Charters are publicly-funded but operate independently of City Hall. They typically have longer school days, and fans say they offer a rigorous alternative to public schools, especially for children of color in low-income neighborhoods.

But de Blasio downplayed the achievement gap, arguing that some charters focus too much on test prep and push out students who do not test well.

"It does not surprise me that some of that difference is because of those charters that play the game a different way, in a way I don't think they should, honestly," the mayor said at a news conference Thursday to celebrate the public school students' marks.

De Blasio didn't name names, but he's feuded with the Success Academy network of charters. This year, 99 percent of its students passed the math exam and 90 percent passed the English test.

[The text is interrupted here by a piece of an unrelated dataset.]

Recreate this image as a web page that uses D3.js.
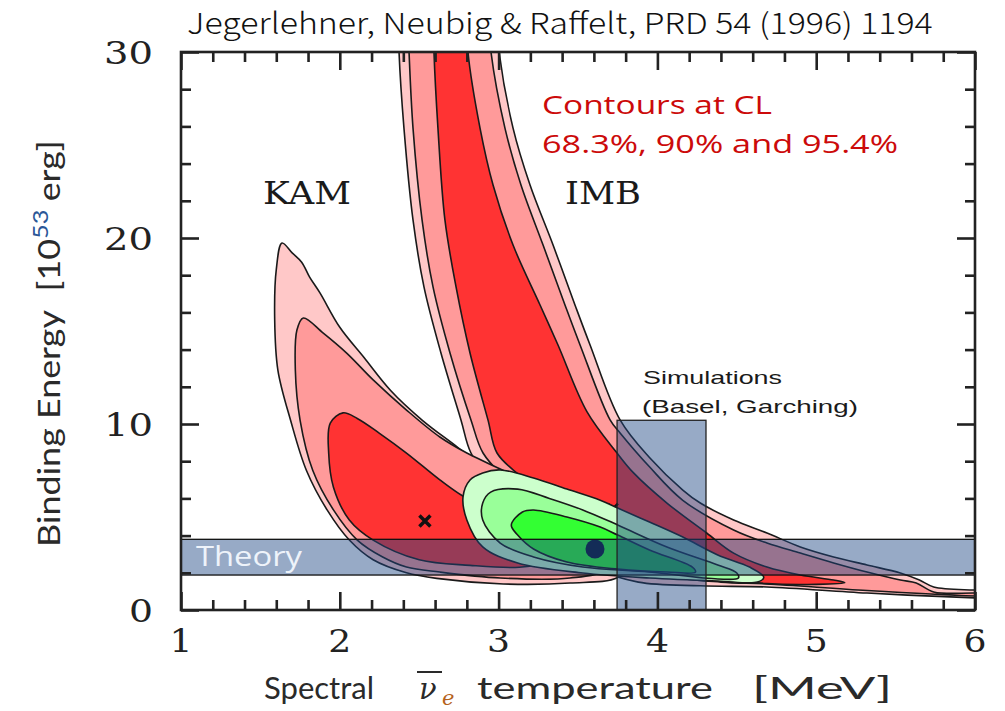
<!DOCTYPE html>
<html><head><meta charset="utf-8">
<script src="https://cdn.jsdelivr.net/npm/d3@7"></script>
<style>body{margin:0;background:#fff;} svg{display:block}</style>
</head><body>
<svg id="c" width="1005" height="711" viewBox="0 0 1005 711"></svg>
<script>
// ---------- data (T [MeV], E [1e53 erg]) ----------
const xMajorTicks = [1, 2, 3, 4, 5, 6];
const xMinorTicks = [1.2,1.4,1.6,1.8,2.2,2.4,2.6,2.8,3.2,3.4,3.6,3.8,4.2,4.4,4.6,4.8,5.2,5.4,5.6,5.8];
const yMajorTicks = [0, 10, 20, 30];
const yMinorTicks = [2,4,6,8,12,14,16,18,22,24,26,28];

const kamOuter = [[1.636,19.73],[1.70,19.2],[1.76,18.7],[1.81,17.9],[1.875,17.05],[2.0,15.2],[2.15,13.6],[2.32,11.8],[2.52,10.2],[2.74,8.76],[2.84,8.06],[3.13,6.7],[3.45,5.4],[3.70,4.0],[3.85,2.7],[3.75,1.75],[3.45,1.45],[3.03,1.4],[2.61,1.7],[2.42,2.0],[2.21,2.7],[2.06,3.76],[1.92,5.38],[1.79,7.5],[1.69,10.2],[1.61,12.9],[1.59,15.6],[1.60,18.3]];
const kam90 = [[1.77,15.7],[1.894,14.9],[2.045,13.8],[2.21,12.37],[2.42,10.75],[2.63,9.3],[2.80,8.44],[3.13,7.1],[3.45,5.75],[3.64,4.57],[3.73,3.2],[3.67,2.15],[3.45,1.72],[3.01,1.72],[2.63,2.04],[2.42,2.31],[2.27,2.85],[2.11,3.76],[1.96,5.38],[1.83,7.5],[1.75,10.2],[1.72,12.9],[1.73,15.05]];
const kam68 = [[2.02,10.6],[2.11,10.3],[2.25,9.5],[2.42,8.44],[2.63,7.0],[2.78,6.1],[3.01,5.1],[3.26,4.0],[3.39,3.2],[3.32,2.6],[3.13,2.3],[2.82,2.4],[2.5,2.7],[2.21,3.76],[2.06,4.84],[1.96,6.6],[1.93,8.44],[1.94,10.05]];
const kamBest = [2.536, 4.78];

const imbOuter = [[2.37,31.5],[2.373,30],[2.404,25.91],[2.461,20.97],[2.53,17.37],[2.637,13.82],[2.763,10.22],[2.826,8.44],[2.98,6.6],[3.18,5.0],[3.40,3.5],[3.62,2.2],[3.88,1.5],[4.27,1.3],[4.69,1.24],[5.32,0.91],[6.0,0.65],[6.25,0.6],[6.25,1.05],[5.99,1.075],[5.74,1.24],[5.65,1.61],[5.53,1.99],[5.32,2.42],[5.11,2.85],[4.90,3.39],[4.69,4.14],[4.48,4.84],[4.27,5.75],[4.16,6.45],[3.95,8.2],[3.765,10.22],[3.576,14.25],[3.481,16.40],[3.343,19.62],[3.198,22.85],[3.091,25.91],[3.003,30],[2.99,31.5]];
const imb90 = [[2.43,31.5],[2.436,30],[2.461,25.91],[2.518,20.97],[2.587,17.37],[2.694,13.82],[2.826,10.22],[2.902,8.44],[3.05,7.0],[3.25,5.5],[3.45,4.2],[3.70,2.8],[4.0,1.9],[4.4,1.5],[4.69,1.4],[5.32,1.05],[6.0,0.75],[6.25,0.7],[6.25,0.95],[5.99,0.91],[5.74,0.97],[5.63,1.45],[5.53,1.61],[5.32,2.04],[5.11,2.53],[4.90,3.06],[4.69,3.6],[4.48,4.3],[4.16,5.9],[3.95,7.7],[3.765,9.52],[3.702,10.22],[3.513,14.25],[3.418,16.40],[3.28,19.62],[3.141,22.85],[3.04,25.91],[2.952,30],[2.94,31.5]];
const imb68 = [[2.59,31.5],[2.593,30],[2.618,25.91],[2.662,20.97],[2.732,17.37],[2.82,13.82],[2.933,10.22],[2.99,8.44],[3.13,7.26],[3.39,5.6],[3.70,3.6],[4.0,2.4],[4.4,1.7],[4.69,1.42],[5.0,1.38],[5.18,1.47],[5.11,1.61],[4.90,1.88],[4.69,2.31],[4.48,3.06],[4.31,4.14],[4.06,5.75],[3.85,7.37],[3.746,8.44],[3.557,10.65],[3.374,14.25],[3.261,16.40],[3.091,19.62],[2.965,22.85],[2.883,25.91],[2.807,30],[2.80,31.5]];
const imbBest = [3.72, 5.45];

const combOuter = [[2.776,6.08],[2.82,6.99],[2.90,7.37],[3.01,7.53],[3.22,7.1],[3.43,6.5],[3.64,5.9],[3.75,5.48],[3.95,4.73],[4.16,3.92],[4.38,2.96],[4.58,2.31],[4.67,1.77],[4.63,1.5],[4.38,1.56],[3.95,1.72],[3.53,1.99],[3.12,2.53],[2.90,3.39],[2.80,4.84]];
const comb90 = [[2.90,5.75],[2.95,6.34],[3.12,6.5],[3.32,6.0],[3.53,5.38],[3.75,4.57],[4.06,3.39],[4.38,2.42],[4.50,1.99],[4.51,1.72],[4.38,1.67],[3.95,2.04],[3.53,2.31],[3.22,2.85],[3.01,3.6],[2.90,4.84]];
const comb68 = [[3.08,4.57],[3.15,5.27],[3.22,5.38],[3.43,5.0],[3.64,4.46],[3.75,4.03],[3.95,3.23],[4.22,2.31],[4.24,2.04],[4.06,2.04],[3.75,2.2],[3.43,2.58],[3.22,3.28],[3.12,4.03]];
const combBest = [3.607, 3.28];

const theoryBand = {x0: 1, x1: 6, y0: 1.88, y1: 3.80};
const simBox = {x0: 3.746, x1: 4.306, y0: 0, y1: 10.2};

// ---------- layout ----------
const L = 181, R = 975, T = 52, B = 610;
const xs = d3.scaleLinear().domain([1, 6]).range([L, R]);
const ys = d3.scaleLinear().domain([0, 30]).range([B, T]);
const svg = d3.select('#c');

svg.append('defs').append('clipPath').attr('id', 'pc')
  .append('rect').attr('x', L).attr('y', T).attr('width', R - L).attr('height', B - T);

const line = d3.line().x(d => xs(d[0])).y(d => ys(d[1])).curve(d3.curveCatmullRomClosed.alpha(0.5));
const plot = svg.append('g').attr('clip-path', 'url(#pc)');

const pinkL = '#ffc8c8', pinkM = '#ff9a9a', red = '#ff3333';
const grnL = '#ccffcc', grnM = '#99ff99', grnH = '#33ff33';

function contour(data, fill) {
  plot.append('path').attr('d', line(data)).attr('fill', fill)
    .attr('stroke', '#1a1a1a').attr('stroke-width', 1.6).attr('stroke-linejoin', 'round');
}
function cross(p, s, w) {
  const cx = xs(p[0]), cy = ys(p[1]);
  plot.append('path').attr('d', `M${cx-s},${cy-s}L${cx+s},${cy+s}M${cx-s},${cy+s}L${cx+s},${cy-s}`)
    .attr('stroke', '#111').attr('stroke-width', w).attr('fill', 'none');
}

contour(imbOuter, pinkL); contour(imb90, pinkM); contour(imb68, red);
cross(imbBest, 5, 2.5);
contour(kamOuter, pinkL); contour(kam90, pinkM); contour(kam68, red);
cross(kamBest, 5.5, 3.5);
contour(combOuter, grnL); contour(comb90, grnM); contour(comb68, grnH);
plot.append('circle').attr('cx', xs(combBest[0])).attr('cy', ys(combBest[1])).attr('r', 9.5).attr('fill', '#0c1733');

const bandFill = 'rgb(29,70,131)', bandOp = 0.46;
plot.append('rect').attr('x', xs(theoryBand.x0)).attr('y', ys(theoryBand.y1))
  .attr('width', xs(theoryBand.x1) - xs(theoryBand.x0)).attr('height', ys(theoryBand.y0) - ys(theoryBand.y1))
  .attr('fill', bandFill).attr('fill-opacity', bandOp).attr('stroke', '#111').attr('stroke-width', 1.3);
plot.append('rect').attr('x', xs(simBox.x0)).attr('y', ys(simBox.y1))
  .attr('width', xs(simBox.x1) - xs(simBox.x0)).attr('height', ys(simBox.y0) - ys(simBox.y1))
  .attr('fill', bandFill).attr('fill-opacity', bandOp).attr('stroke', '#222').attr('stroke-width', 1.3);

// ---------- axes (d3 axes, ticks pointing inward on all four sides) ----------
function axisStyle(g) {
  g.select('.domain').remove();
  g.selectAll('.tick line').style('stroke', '#222').style('stroke-width', '2.6px');
}
const axes = svg.append('g').attr('class', 'axes');
const mk = (axisFn, scale, vals, size, tr) =>
  axes.append('g').attr('transform', tr)
    .call(axisFn(scale).tickValues(vals).tickSizeInner(-size).tickSizeOuter(0).tickFormat(''))
    .call(axisStyle);
mk(d3.axisBottom, xs, xMinorTicks, 10, `translate(0,${B})`);
mk(d3.axisBottom, xs, xMajorTicks, 18, `translate(0,${B})`);
mk(d3.axisTop, xs, xMinorTicks, 10, `translate(0,${T})`);
mk(d3.axisTop, xs, xMajorTicks, 18, `translate(0,${T})`);
mk(d3.axisLeft, ys, yMinorTicks, 10, `translate(${L},0)`);
mk(d3.axisLeft, ys, yMajorTicks, 18, `translate(${L},0)`);
mk(d3.axisRight, ys, yMinorTicks, 10, `translate(${R},0)`);
mk(d3.axisRight, ys, yMajorTicks, 18, `translate(${R},0)`);
axes.append('rect').attr('x', L).attr('y', T).attr('width', R - L).attr('height', B - T)
  .style('fill', 'none').style('stroke', '#222').style('stroke-width', '2.6px');

svg.append('g').selectAll('text').data(xMajorTicks).join('text')
  .attr('x', d => xs(d)).attr('y', 652).attr('text-anchor', 'middle').text(d3.format('d'))
  .attr('textLength', 23).attr('lengthAdjust', 'spacingAndGlyphs')
  .attr('font-family', 'DejaVu Serif').attr('font-size', 32).attr('fill', '#222');
svg.append('g').selectAll('text').data(yMajorTicks).join('text')
  .attr('x', 153).attr('y', d => ys(d)).attr('dy', '0.36em').attr('text-anchor', 'end').text(d3.format('d'))
  .attr('textLength', d => d >= 10 ? 49 : 24).attr('lengthAdjust', 'spacingAndGlyphs')
  .attr('font-family', 'DejaVu Serif').attr('font-size', 32).attr('fill', '#222');

// ---------- texts ----------
function txt(s, x, y, o) {
  const t = svg.append('text').attr('x', x).attr('y', y).text(s)
    .attr('font-family', o.f).attr('font-size', o.s).attr('fill', o.c || '#222');
  if (o.len) t.attr('textLength', o.len).attr('lengthAdjust', 'spacingAndGlyphs');
  if (o.it) t.attr('font-style', 'italic');
  return t;
}
function fitGroup(g, node, x0, x1, y) {
  const w = node.getBBox().width;
  g.attr('transform', `translate(${x0},${y}) scale(${(x1 - x0) / w},1)`);
}
{
  const g = svg.append('g');
  const t = g.append('text').attr('x', 0).attr('y', 0).text('Jegerlehner, Neubig & Raffelt, PRD 54 (1996) 1194')
    .attr('font-family', 'Noto Sans CJK JP').attr('font-weight', 300).attr('font-size', 29).attr('fill', '#111');
  fitGroup(g, t.node(), 187, 933, 34);
}
txt('KAM', 263, 204, {f: 'DejaVu Serif', s: 32, c: '#1a1a1a', len: 88});
txt('IMB', 565, 204, {f: 'DejaVu Serif', s: 32, c: '#1a1a1a', len: 76});
txt('Contours at CL', 542, 114, {f: 'Open Sans', s: 26, c: '#cc0a0a', len: 230});
txt('68.3%, 90% and 95.4%', 542, 153, {f: 'Open Sans', s: 26, c: '#cc0a0a', len: 356});
txt('Simulations', 643, 384, {f: 'Liberation Sans', s: 19, c: '#1a1a1a', len: 139});
txt('(Basel, Garching)', 642, 413, {f: 'Liberation Sans', s: 19, c: '#1a1a1a', len: 216});
txt('Theory', 196, 566, {f: 'Open Sans', s: 27, c: '#eef3fa', len: 106});

// x-axis title
txt('Spectral', 264, 699, {f: 'Lato', s: 31, c: '#2a2a2a', len: 110});
txt('ν', 419, 699, {f: 'DejaVu Serif', s: 29, c: '#2a2a2a', it: true});
svg.append('rect').attr('x', 417).attr('y', 671).attr('width', 25).attr('height', 2).attr('fill', '#2a2a2a');
txt('e', 442, 705, {f: 'DejaVu Serif', s: 21, c: '#b5621c', it: true});
txt('temperature', 477, 699, {f: 'Lato', s: 31, c: '#2a2a2a', len: 236});
txt('[MeV]', 752, 699, {f: 'Lato', s: 31, c: '#2a2a2a', len: 140});

// y-axis title
{
  const g = svg.append('g');
  const t = g.append('text').attr('x', 0).attr('y', 0).attr('font-family', 'Lato').attr('font-size', 31).attr('fill', '#2a2a2a');
  t.append('tspan').text('Binding Energy');
  t.append('tspan').attr('dx', 16).text('[10');
  t.append('tspan').attr('dy', -12).attr('font-size', 22).attr('fill', '#2b5797').text('53');
  t.append('tspan').attr('dy', 12).attr('dx', 7).text('erg]');
  const w = t.node().getBBox().width;
  g.attr('transform', `translate(60,547) rotate(-90) scale(${407 / w},1)`);
}
</script></body></html>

And at one of its schools, Success Academy Flatbush, every student passed both tests.

The achievement gap between charter and traditional school students narrowed on the English exam but grew a bit wider on the math test.

"In some areas, traditional public schools outpaced charters," de Blasio said. "In other areas, charters outpaced traditional public schools."

"Charter schools flat for English; we went up 0.7, district schools went up 0.7. Charter schools went up 3.6 in math, and we went up 2.9," said Michelle Paladino, the city education department's Senior Director for Research & Policy.

But while New York City students are gaining more ground in English, when pressed, city officials acknowledged there is still a big gap to close.

"About 10 percent, yes," Paladino said.